Understanding the underlying chemistry is crucial for improving hydrogen production efficiencies. In biomass gasification, organic matter is thermochemically converted into gas. It involves various phases, including drying, pyrolysis, and cracking, followed by combustion and reduction reactions. The resulting gas mixture includes hydrogen, carbon monoxide, and other compounds. Reformulations and optimizations of these reactions are the key factors in increasing hydrogen yield and minimizing carbon emissions. Advanced research focuses on catalysts and process innovations to enhance these outcomes.
It's worth noting that each method for producing hydrogen comes with its own challenges and benefits. For instance, while SMR currently dominates due to lower economic costs, it generates significant carbon dioxide emissions. Conversely, electrolysis offers a low-emission alternative, particularly when paired with renewable energy, but it requires substantial energy input, impacting scalability.

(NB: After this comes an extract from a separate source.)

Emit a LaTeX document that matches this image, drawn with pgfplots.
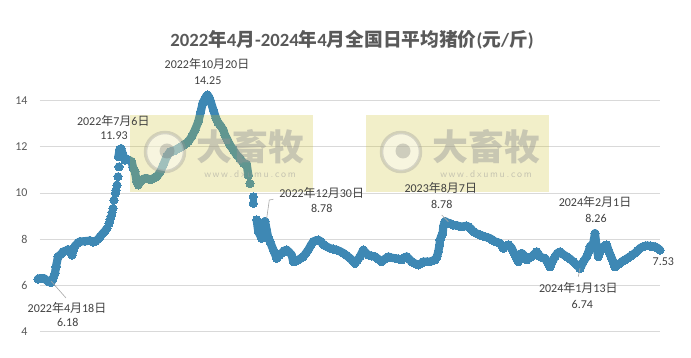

By understanding these pros and cons, you can better appreciate the complexity and potential of hydrogen as a green energy solution.
Hydrogen Production Methods
Hydrogen is produced through various techniques, each with distinct processes and implications for energy efficiency and environmental impact. Understanding these methods is vital for exploring hydrogen's role in modern energy solutions.
Hydrogen Production Techniques
The major hydrogen production techniques include:
- Steam Methane Reforming (SMR): Involves the reaction of methane with steam to produce hydrogen and carbon monoxide, represented by: \[ CH_4 + H_2O \rightarrow CO + 3H_2 \]
- Electrolysis: Uses electrical energy to split water into hydrogen and oxygen. The process is \[ 2H_2O \rightarrow 2H_2 + O_2 \], which can be powered by renewables for a greener approach.
- Biomass Gasification: Converts organic materials into hydrogen through high-temperature chemical reactions, generating a mixture of gases, including hydrogen.
Electrolysis is a process that uses an electric current to split water molecules into hydrogen and oxygen gases.
Each production method involves complex chemical reactions and requires distinct setups. For instance, in Steam Methane Reforming, methane (CH\(_4\)) reacts at high temperatures (around 700 - 1000°C) with steam (H\(_2\)O) to form carbon monoxide (CO) and hydrogen (H\(_2\)). This is followed by a water-gas shift reaction, where CO reacts with additional steam to produce more hydrogen and CO\(_2\): \[ CO + H_2O \rightarrow CO_2 + H_2 \] Understanding these reactions is key to optimizing production.
Green Hydrogen Production
Green hydrogen refers to hydrogen produced using renewable energy sources, minimizing environmental impact. The key process for green hydrogen is electrolysis, especially when powered by wind, solar, or hydropower. This results in virtually no carbon emissions, aligning with sustainable energy goals.Electrolysis Process: - Electrical energy splits water - Produces oxygen and high-purity hydrogen - Powered by renewable sources, achieving zero carbon footprint Challenges include high electricity costs and technology scaling. Despite these, green hydrogen is pivotal for carbon-neutral energy solutions.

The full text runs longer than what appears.